When Mr. Harriman, on the 20th of December 1906, telegraphed the President that, “in view of” his “message,” he would resume efforts to control the Colorado, he ventured to express the modest hope that the Government, as soon as the necessary Congressional action could be secured, would “assist with the burden.” Mr. Roosevelt replied that he would recommend legislation to “provide against a repetition of the disaster and make provision for an equitable distribution of the burden.” (House Report No. 1936, 61st Congress, 3rd Session, p. 163). Three weeks later, however, when the work was actually in progress, he merely said, in his message to Congress, that “the question as to what sum, if any, should be paid to the Southern Pacific Company for work done since the break of November 4th, 1906, is one for future consideration. For work done prior to that date no claim can be admitted” (Same Report, p. 157). This may have seemed to Mr. Roosevelt a proper recommendation, and one likely to secure “an equitable distribution of the burden;” but it would not have made that impression upon an irrigation expert, say, from the planet Mars, because it suggested a doubt whether “any” of the burden should be borne by the chief beneficiary, namely the Government. However, when a bill to reimburse the Southern Pacific Company was introduced in the House of Representatives in 1908, the President did give it cordial support by saying, in a letter to the chairman of the Claims Committee:

“... I accordingly wrote an earnest appeal to the officials of the road” (the Southern Pacific) “asking them to act. They did act, and thereby saved from ruin many people in southern California, and saved to the Government the Laguna dam.... I feel that it is an act of justice to act generously in this matter, for the railroad, by the prompt and effective work that it did, rendered a notable service to the threatened community. In no other way could this result have been accomplished.” (House Report No. 1936, 61st Congress, 3rd Session.)

Mr. Roosevelt’s “earnest appeal” had been addressed, as a matter of fact, to E. H. Harriman, not to “the officials of the road;” but the President, apparently, could not bring himself, either in this letter or in his previous message, to mention the name of the man who, at the very time when he was struggling with the Colorado River at the request of the Government, was being prosecuted by that same Government as a malefactor. Names are often embarrassing, and the name in this case might have suggested to the public mind the obnoxious idea that Mr. Harriman, after all, might not be a wholly “undesirable citizen.” Then, too, there would have been a certain incongruity in denouncing “Harriman,” by name as a public enemy, while asking the same “Harriman,” by name, to render a great public service; so it was apparently thought safer to mention the name in one case and drop it out of sight in the other.

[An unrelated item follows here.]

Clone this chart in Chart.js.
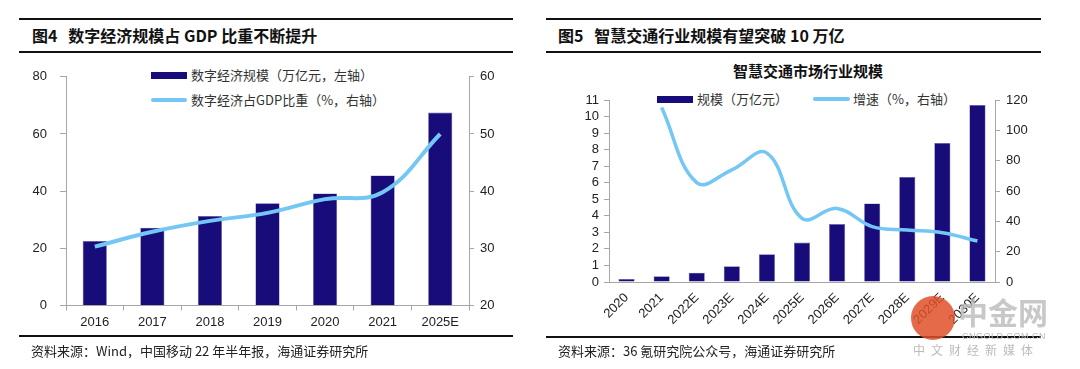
<!DOCTYPE html>
<html>
<head>
<meta charset="utf-8">
<script src="https://cdn.jsdelivr.net/npm/chart.js@4"></script>
<style>
  body { margin: 0; width: 1080px; height: 369px; background: #fff; position: relative; overflow: hidden;
         font-family: "Liberation Sans", Arial, "Noto Sans CJK SC", sans-serif; color: #222; }
  .abs { position: absolute; }
  .rule { position: absolute; height: 2px; background: #111; }
  .title { position: absolute; font-family: "Noto Sans CJK SC", sans-serif; font-weight: bold; font-size: 16px; line-height: 20px; color: #111; white-space: nowrap; }
  .src { position: absolute; font-family: "Noto Sans CJK SC", sans-serif; font-size: 13px; line-height: 16px; color: #222; white-space: nowrap; }
  .lg { position: absolute; font-family: "Noto Sans CJK SC", sans-serif; font-size: 13px; line-height: 16px; color: #333; white-space: nowrap; }
  .sw-bar { position: absolute; height: 7px; background: #170c79; }
  .sw-line { position: absolute; height: 4px; border-radius: 2px; background: #74c7f4; }
  canvas { position: absolute; }
</style>
</head>
<body>
<!-- left panel -->
<div class="rule" style="left:19px;top:18px;width:494px;"></div>
<div class="title" style="left:32px;top:25px;">图4&nbsp;&nbsp;&nbsp;数字经济规模占 GDP 比重不断提升</div>
<div class="rule" style="left:19px;top:51px;width:494px;"></div>
<div class="sw-bar" style="left:151px;top:72px;width:36px;"></div>
<div class="lg" style="left:191px;top:67px;">数字经济规模（万亿元，左轴）</div>
<div class="sw-line" style="left:151px;top:98px;width:36px;"></div>
<div class="lg" style="left:191px;top:92px;">数字经济占GDP比重（%，右轴）</div>
<canvas id="c1" width="520" height="280" style="left:0;top:56px;"></canvas>
<div class="rule" style="left:19px;top:335px;width:494px;"></div>
<div class="src" style="left:31px;top:343px;">资料来源：Wind，中国移动 22 年半年报，海通证券研究所</div>

<!-- right panel -->
<div class="rule" style="left:546px;top:18px;width:495px;"></div>
<div class="title" style="left:558px;top:25px;">图5&nbsp;&nbsp;&nbsp;智慧交通行业规模有望突破 10 万亿</div>
<div class="rule" style="left:546px;top:51px;width:495px;"></div>
<div class="title" style="left:733px;top:61px;font-size:15px;">智慧交通市场行业规模</div>
<div class="sw-bar" style="left:657px;top:96px;width:36px;"></div>
<div class="lg" style="left:697px;top:91px;">规模（万亿元）</div>
<div class="sw-line" style="left:813px;top:97px;width:37px;"></div>
<div class="lg" style="left:853px;top:91px;">增速（%，右轴）</div>
<canvas id="c2" width="500" height="255" style="left:540px;top:80px;"></canvas>
<div class="rule" style="left:546px;top:336px;width:495px;"></div>
<div class="src" style="left:558px;top:343px;">资料来源：36 氪研究院公众号，海通证券研究所</div>

<!-- watermark -->
<div class="abs" style="left:911px;top:296px;width:44px;height:44px;border-radius:50%;background:#e0502a;opacity:0.85;"></div>
<div class="abs" style="left:958px;top:294px;font-family:'Noto Sans CJK SC';font-weight:bold;font-size:30px;line-height:34px;color:#bbb;opacity:0.8;">中金网</div>
<div class="abs" style="left:962px;top:331px;font-size:9px;line-height:10px;color:#bbb;letter-spacing:0.5px;">CNGOLD.COM.CN</div>
<div class="abs" style="left:913px;top:343px;font-family:'Noto Sans CJK SC';font-size:12px;line-height:14px;color:#bbb;letter-spacing:6px;">中文财经新媒体</div>

<script>
// figure 4 data
const years4 = ['2016', '2017', '2018', '2019', '2020', '2021', '2025E'];
const digitalScale = [22.6, 27.2, 31.3, 35.8, 39.2, 45.5, 67.5];
const digitalShare = [30.3, 32.9, 34.8, 36.2, 38.6, 39.8, 50.0];

// figure 5 data
const years5 = ['2020', '2021', '2022E', '2023E', '2024E', '2025E', '2026E', '2027E', '2028E', '2029E', '2030E'];
const trafficScale = [0.18, 0.34, 0.56, 0.95, 1.67, 2.38, 3.5, 4.75, 6.35, 8.4, 10.7];
const trafficGrowth = [null, 115, 65.5, 74, 85, 42, 48.5, 36.5, 34.3, 32.5, 27];

const BAR = '#170c79';
const LINE = '#74c7f4';
const AXIS = '#a6a6a6';
const tickFont = { family: '"Liberation Sans", Arial, sans-serif', size: 13 };

function axisGrid(len) {
  return { display: true, drawOnChartArea: false, drawTicks: true, tickLength: len, color: AXIS };
}
function fixWidth(w) { return s => { s.width = w; }; }
function fixHeight(h) { return s => { s.height = h; }; }

new Chart(document.getElementById('c1'), {
  data: {
    labels: years4,
    datasets: [
      { type: 'line', data: digitalShare, yAxisID: 'y1', borderColor: LINE, borderWidth: 4,
        pointRadius: 0, tension: 0.4, order: 0 },
      { type: 'bar', data: digitalScale, yAxisID: 'y', backgroundColor: BAR, borderColor: '#6a64a8', borderWidth: 0.6,
        categoryPercentage: 1, barPercentage: 0.42, order: 1 }
    ]
  },
  options: {
    responsive: false, devicePixelRatio: 1, animation: false,
    layout: { padding: { top: 20, left: 0, right: 0, bottom: 0 } },
    plugins: { legend: { display: false }, tooltip: { enabled: false } },
    scales: {
      x: {
        grid: { ...axisGrid(5), offset: true }, border: { color: AXIS },
        ticks: { color: '#222', font: tickFont, padding: 4, maxRotation: 0 },
        afterFit: fixHeight(30.5)
      },
      y: {
        position: 'left', min: 0, max: 80,
        grid: axisGrid(6), border: { color: AXIS },
        ticks: { stepSize: 20, color: '#222', font: tickFont, padding: 13 },
        afterFit: fixWidth(66)
      },
      y1: {
        position: 'right', min: 20, max: 60,
        grid: axisGrid(5), border: { color: AXIS },
        ticks: { stepSize: 10, color: '#222', font: tickFont, padding: 6 },
        afterFit: fixWidth(51)
      }
    }
  }
});

new Chart(document.getElementById('c2'), {
  data: {
    labels: years5,
    datasets: [
      { type: 'line', data: trafficGrowth, yAxisID: 'y1', borderColor: LINE, borderWidth: 3.5,
        pointRadius: 0, tension: 0.4, order: 0 },
      { type: 'bar', data: trafficScale, yAxisID: 'y', backgroundColor: BAR, borderColor: '#6a64a8', borderWidth: 0.6,
        categoryPercentage: 1, barPercentage: 0.46, order: 1 }
    ]
  },
  options: {
    responsive: false, devicePixelRatio: 1, animation: false,
    layout: { padding: { top: 20, left: 0, right: 0, bottom: 0 } },
    plugins: { legend: { display: false }, tooltip: { enabled: false } },
    scales: {
      x: {
        grid: { display: true, drawOnChartArea: false, drawTicks: false, color: AXIS }, border: { color: AXIS },
        ticks: { color: '#222', font: tickFont, padding: 8, minRotation: 45, maxRotation: 45, autoSkip: false },
        afterFit: fixHeight(53)
      },
      y: {
        position: 'left', min: 0, max: 11,
        grid: axisGrid(5), border: { color: AXIS },
        ticks: { stepSize: 1, color: '#222', font: tickFont, padding: 5, autoSkip: false },
        afterFit: fixWidth(69)
      },
      y1: {
        position: 'right', min: 0, max: 120,
        grid: axisGrid(5), border: { color: AXIS },
        ticks: { stepSize: 20, color: '#222', font: tickFont, padding: 6, autoSkip: false },
        afterFit: fixWidth(45)
      }
    }
  }
});
</script>
</body>
</html>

The President’s appeal to Congress to “act generously,” was not so successful as had been his appeal to Mr. Harriman to stop the Colorado River and save the Imperial Valley. Congress seldom acts “generously” except on measures likely to influence votes, such as pension bills, public building bills, and bills for the improvement of rivers and harbors. Mr. Harriman and the Southern Pacific Company had “improved” a national river, at a cost to themselves of about $3,000,000; but inasmuch as they were then under a cloud of unpopularity created by official and unofficial misrepresentation, their influence on Congressional elections was negligible, and Senators and Representatives might safely—perhaps judiciously—ignore their claim regardless of its merits. The reimbursement bill, therefore, dragged along without action for about three years. Hearings were held, witnesses from California and Arizona were examined, expert engineers were consulted, and the whole subject was thoroughly threshed out. Memorials in support of the bill were received from towns, communities and chambers of commerce in the Imperial Valley; and the entire Congressional delegation from California, as well as almost all the newspapers of the State, urged reimbursement as a matter of simple justice. But Congress could not make up its mind to do justice, either to Mr. Harriman or to a railroad company. In 1909, when William H. Taft became President, he at once took up the matter, and in his first message to Congress referred to it in the following words:

“This leads me to invite the attention of Congress to the claim made by the Southern Pacific Company for an amount expended in a similar work of relief called for by a flood and great emergency. This work, as I am informed, was undertaken at the request of my predecessor, and under promise to reimburse the railroad company. It seems to me the equity of this claim is manifest, and the only question involved is the reasonable value of the work done. I recommend the payment of the claim, in a sum found to be just.” (House Report No. 1956, 61st Congress, 3rd Session.)